I'm playing around with a few things to understand how copy constructors work. But I can't make sense of why the copy constructor is called twice for the creation of x2
. I would have assumed it would be called once when the return value of createX()
is copied into x2
.
I also looked at a few related questions on SO, but as far as I can tell I couldn't find the same simple scenario as I am asking here.

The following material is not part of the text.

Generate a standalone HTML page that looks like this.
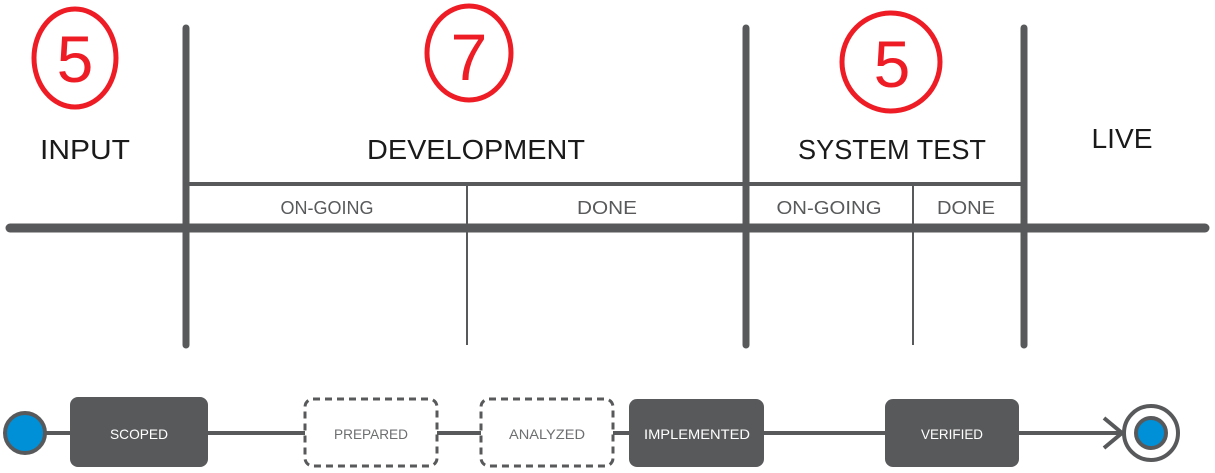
<!DOCTYPE html>
<html><head><meta charset="utf-8"><style>
html,body{margin:0;padding:0;background:#fff;}
svg{display:block;}
text{font-family:"Liberation Sans",sans-serif;}
</style></head><body>
<svg width="1215" height="473" viewBox="0 0 1215 473" xmlns="http://www.w3.org/2000/svg">
<g stroke="#58595b" stroke-linecap="round" fill="none">
  <line x1="10" y1="228" x2="1205" y2="228" stroke-width="9"/>
  <line x1="186" y1="28" x2="186" y2="345" stroke-width="7"/>
  <line x1="746" y1="28" x2="746" y2="345" stroke-width="7"/>
  <line x1="1024" y1="28" x2="1024" y2="345" stroke-width="7"/>
  <line x1="186" y1="184" x2="1024" y2="184" stroke-width="4" stroke-linecap="butt"/>
  <line x1="467" y1="185" x2="467" y2="345" stroke-width="2" stroke-linecap="butt"/>
  <line x1="913" y1="185" x2="913" y2="345" stroke-width="2" stroke-linecap="butt"/>
</g>
<g fill="none" stroke="#ee1c25" stroke-width="5">
  <ellipse cx="75" cy="58" rx="41" ry="49"/>
  <ellipse cx="469" cy="53" rx="42" ry="47"/>
  <ellipse cx="891" cy="62" rx="49" ry="49"/>
</g>
<g fill="#ee1c25" font-size="66" text-anchor="middle">
  <text x="75" y="82">5</text>
  <text x="469" y="80">7</text>
  <text x="892" y="87">5</text>
</g>
<g fill="#1a1a1a" font-size="28" text-anchor="middle">
  <text x="85" y="159" textLength="90" lengthAdjust="spacingAndGlyphs">INPUT</text>
  <text x="476" y="159" textLength="218" lengthAdjust="spacingAndGlyphs">DEVELOPMENT</text>
  <text x="892" y="159" textLength="188" lengthAdjust="spacingAndGlyphs">SYSTEM TEST</text>
  <text x="1122" y="148" textLength="61" lengthAdjust="spacingAndGlyphs">LIVE</text>
</g>
<g fill="#58595b" font-size="18" text-anchor="middle">
  <text x="327" y="214" textLength="93" lengthAdjust="spacingAndGlyphs">ON-GOING</text>
  <text x="607" y="214" textLength="60" lengthAdjust="spacingAndGlyphs">DONE</text>
  <text x="829" y="214" textLength="105" lengthAdjust="spacingAndGlyphs">ON-GOING</text>
  <text x="966" y="214" textLength="58" lengthAdjust="spacingAndGlyphs">DONE</text>
</g>
<!-- flow -->
<line x1="40" y1="433" x2="1128" y2="433" stroke="#58595b" stroke-width="4"/>
<polyline points="1104,418 1122,433 1104,448" fill="none" stroke="#58595b" stroke-width="4"/>
<circle cx="25" cy="433" r="20" fill="#0090d8" stroke="#58595b" stroke-width="4"/>
<rect x="70" y="397" width="138" height="70" rx="8" fill="#58595b"/>
<rect x="305" y="399" width="132" height="67" rx="8" fill="#fff" stroke="#58595b" stroke-width="3" stroke-dasharray="7,5"/>
<rect x="481" y="399" width="132" height="67" rx="8" fill="#fff" stroke="#58595b" stroke-width="3" stroke-dasharray="7,5"/>
<rect x="629" y="399" width="135" height="68" rx="8" fill="#58595b"/>
<rect x="885" y="399" width="134" height="68" rx="8" fill="#58595b"/>
<circle cx="1151" cy="433" r="27" fill="#fff" stroke="#58595b" stroke-width="4"/>
<circle cx="1151" cy="433" r="15" fill="#0090d8" stroke="#58595b" stroke-width="4"/>
<g font-size="14" text-anchor="middle">
  <text x="139" y="439" fill="#fff" textLength="58" lengthAdjust="spacingAndGlyphs">SCOPED</text>
  <text x="371" y="439" fill="#6d6e70" textLength="74" lengthAdjust="spacingAndGlyphs">PREPARED</text>
  <text x="547" y="439" fill="#6d6e70" textLength="76" lengthAdjust="spacingAndGlyphs">ANALYZED</text>
  <text x="697" y="439" fill="#fff" textLength="106" lengthAdjust="spacingAndGlyphs">IMPLEMENTED</text>
  <text x="952" y="439" fill="#fff" textLength="62" lengthAdjust="spacingAndGlyphs">VERIFIED</text>
</g>
</svg>
</body></html>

By the way, I'm compiling with -fno-elide-constructors
in order to see what's going on without optimizations.
#include <iostream>
struct X {
int i{2};
X() {
std::cout << "default constructor called" << std::endl;
}
X(const X& other) {
std::cout << "copy constructor called" << std::endl;
}
};
X createX() {
X x;
std::cout << "created x on the stack" << std::endl;
return x;
}
int main() {
X x1;
std::cout << "created x1" << std::endl;
std::cout << "x1: " << x1.i << std::endl << std::endl;
X x2 = createX();
std::cout << "created x2" << std::endl;
std::cout << "x2: " << x2.i << std::endl;
return 0;
}
This is the output:
default constructor called
created x1
x1: 2
default constructor called
created x on the stack
copy constructor called
copy constructor called
created x2
x2: 2
Can someone help me what I'm missing or overlooking here?